Senator Callbeck: Are you aware of any study on this topic that points out areas where consumer prices in Canada are lower?

Ms. Osmond: No, I am not.

Senator Finley: There is one from 2007.

Senator Callbeck: Are there other comments?

Senator Buth: I have one question for Ms. Bindseil. You used the term "agency system" in Canada. What does that mean? Does that mean we have to have an agency, or is that just the way we run? What do you mean by "agency system"?
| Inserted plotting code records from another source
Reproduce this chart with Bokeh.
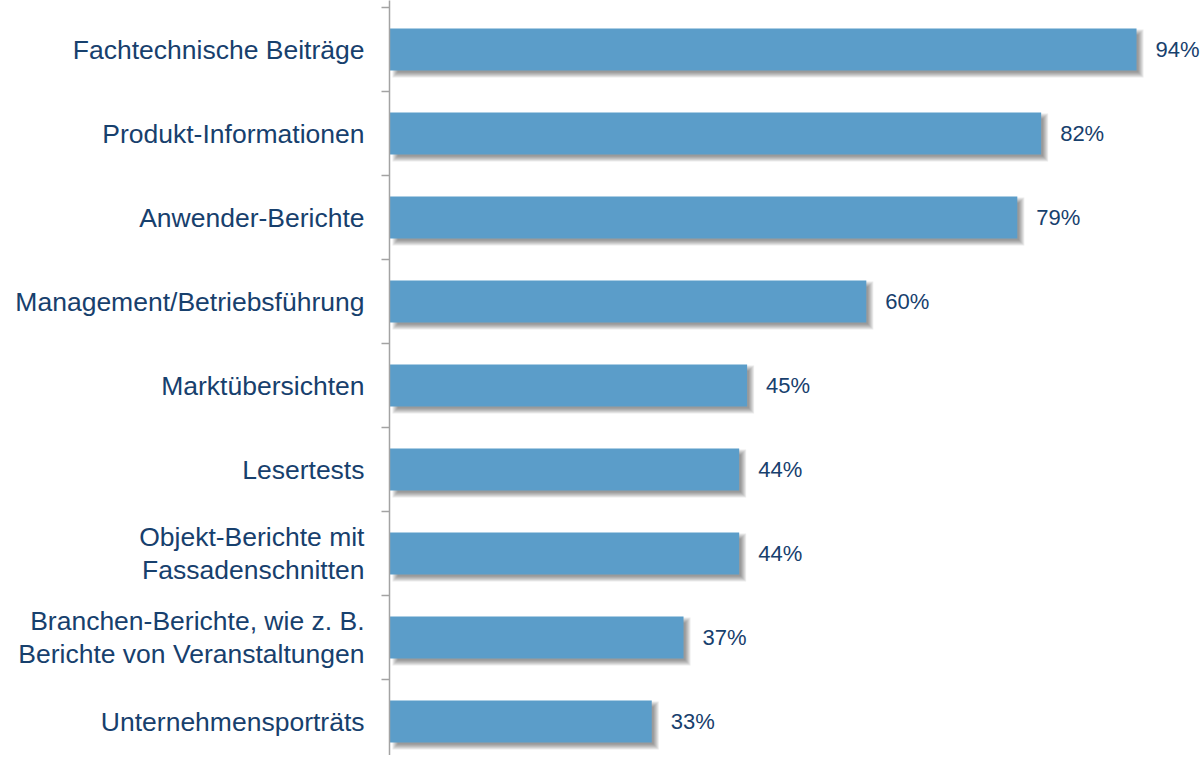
from bokeh.plotting import figure
from bokeh.models import Range1d, LinearAxis, FixedTicker, ColumnDataSource
from bokeh.core.properties import value
from bokeh.embed import file_html
from bokeh.resources import INLINE

categories = [
    "Fachtechnische Beiträge",
    "Produkt-Informationen",
    "Anwender-Berichte",
    "Management/Betriebsführung",
    "Marktübersichten",
    "Lesertests",
    "Objekt-Berichte mit\nFassadenschnitten",
    "Branchen-Berichte, wie z. B.\nBerichte von Veranstaltungen",
    "Unternehmensporträts",
]
values = [94, 82, 79, 60, 45, 44, 44, 37, 33]
value_labels = ["94%", "82%", "79%", "60%", "45%", "44%", "44%", "37%", "33%"]

BAR = "#5B9DC9"
NAVY = "#17406D"
GREY = "#A3A3A3"
FONT = "Liberation Sans"

W, H = 1200, 755
LEFT = 389
frame_w = W - LEFT
px_per_pct = 7.947
px_per_cat = 84.0
x_end = frame_w / px_per_pct
y_top = -0.5 - 7 / px_per_cat
y_bottom = y_top + H / px_per_cat

pos = list(range(len(categories)))
src = ColumnDataSource(dict(y=pos, v=values, lab=value_labels))

p = figure(width=W, height=H, output_backend="svg", toolbar_location=None,
           x_range=Range1d(0, x_end), y_range=Range1d(y_bottom, y_top),
           x_axis_type=None, y_axis_type=None,
           min_border_left=LEFT, min_border_right=0, min_border_top=0, min_border_bottom=0)
p.outline_line_color = None
p.xgrid.visible = False
p.ygrid.visible = False
p.background_fill_color = "white"

# soft drop shadow (layers offset down-right)
dx, dy = 4.0, 4.0
for r in [-2, -1, 0, 1, 2, 3]:
    p.hbar(y=[y + dy / px_per_cat for y in pos],
           left=[(dx + 2 - r) / px_per_pct for _ in values],
           right=[v + (dx + r) / px_per_pct for v in values],
           height=0.5 + 2 * r / px_per_cat,
           fill_color="black", fill_alpha=0.08, line_color=None)

p.hbar(y="y", left=0, right="v", height=0.5, source=src,
       fill_color=BAR, line_color=None)

p.text(x="v", y="y", text="lab", source=src, x_offset=19,
       text_font=value(FONT), text_font_size="22px", text_color=NAVY,
       text_baseline="middle", text_align="left")

ax = LinearAxis(ticker=FixedTicker(ticks=pos, minor_ticks=[i - 0.5 for i in range(len(pos) + 1)]))
ax.major_label_overrides = {i: c for i, c in enumerate(categories)}
ax.major_tick_out = 0
ax.major_tick_in = 0
ax.minor_tick_out = 8
ax.minor_tick_in = 0
ax.minor_tick_line_color = GREY
ax.minor_tick_line_width = 1.5
ax.axis_line_color = GREY
ax.axis_line_width = 1.5
ax.major_label_standoff = 17
ax.major_label_text_font = FONT
ax.major_label_text_font_size = "26.5px"
ax.major_label_text_color = NAVY
ax.major_label_text_line_height = 1.1
p.add_layout(ax, "left")

open("out.html", "w").write(file_html(p, INLINE))
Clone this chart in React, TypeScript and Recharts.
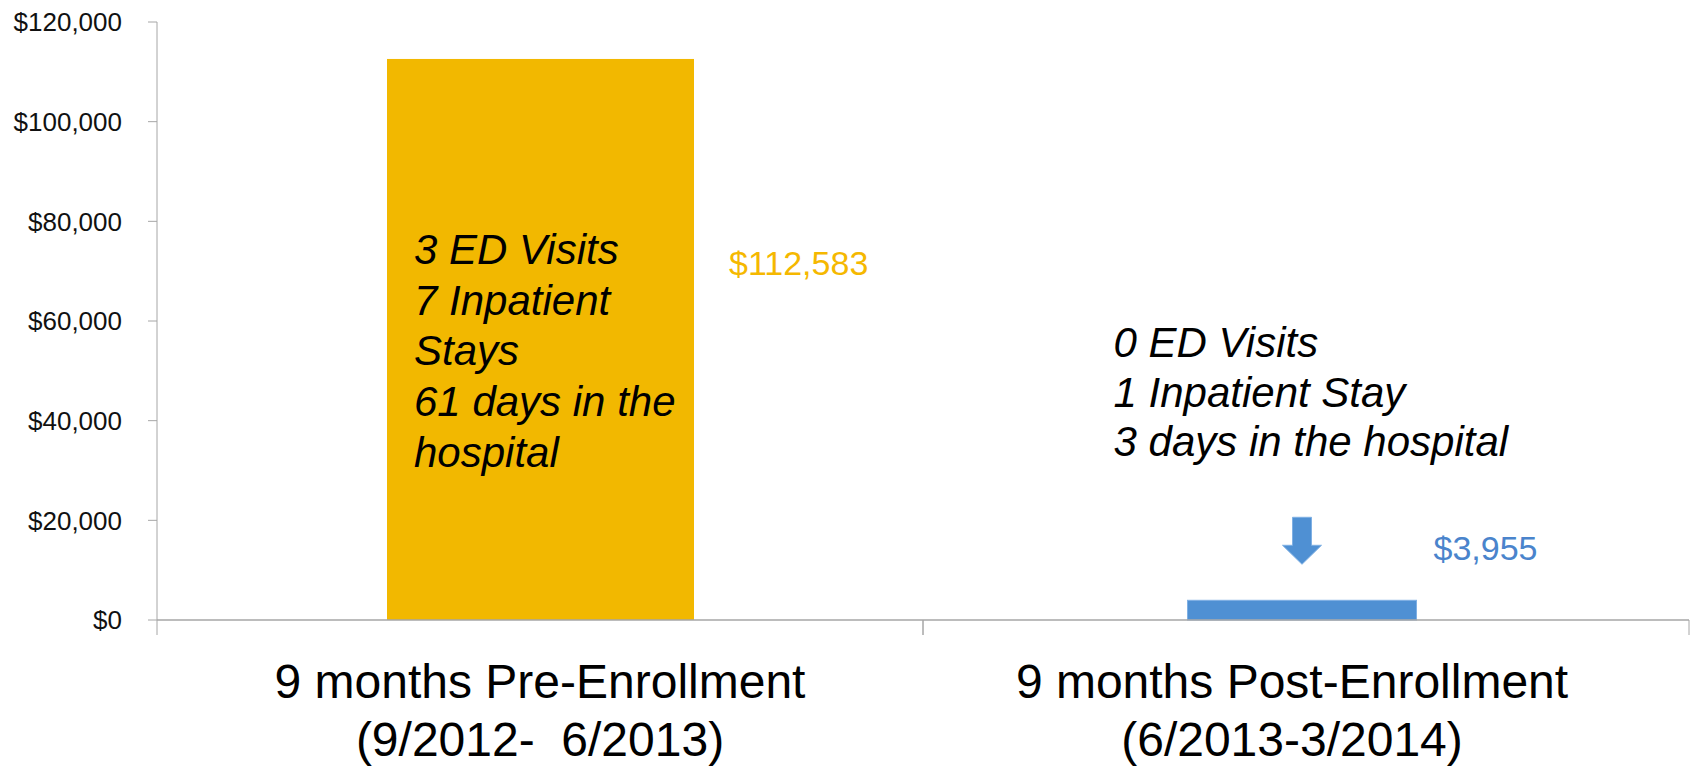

Ms. Bindseil: Random House Canada as opposed to Random House the world, I guess is the better way to put it. There are publishers in Canada that have counterparts in the United States where the Canadian-bound books are warehoused in their agency in a warehouse in Canada with sales staff, support staff and customer service staff, and those books then get distributed east and west in Canada. Some of the agency systems also do Canadian publishing, so they have a Canadian publishing program. With the agency system that distributes the American books, part of the revenue that they do make for the distribution of the goods goes into the funding of the Canadian publishing system, Canadian publishing books.

The agency system is fragile and could likely disappear if the face value of goods were such that $10 in American funds meant the same as $10 in Canadian funds; then there would no longer be the financial support to have an agency system in this country that also finances our Canadian publishing program.

Senator Peterson: Why do publishers print both prices on the back of the books? Is that by choice?

Mr. Lefebvre: It is a good question. It is one we have as well.

Senator Peterson: We do not have a publisher here to answer. Will we be getting one of them here tomorrow?

The Acting Chair: We are hoping to have someone to deal with the magazine issue tomorrow as well, which is of interest to many Canadians.

That concludes our hearing today. I want to thank the witnesses for appearing today and assisting us in our deliberations, and especially to Ms. Bindseil for early rising out in British Columbia.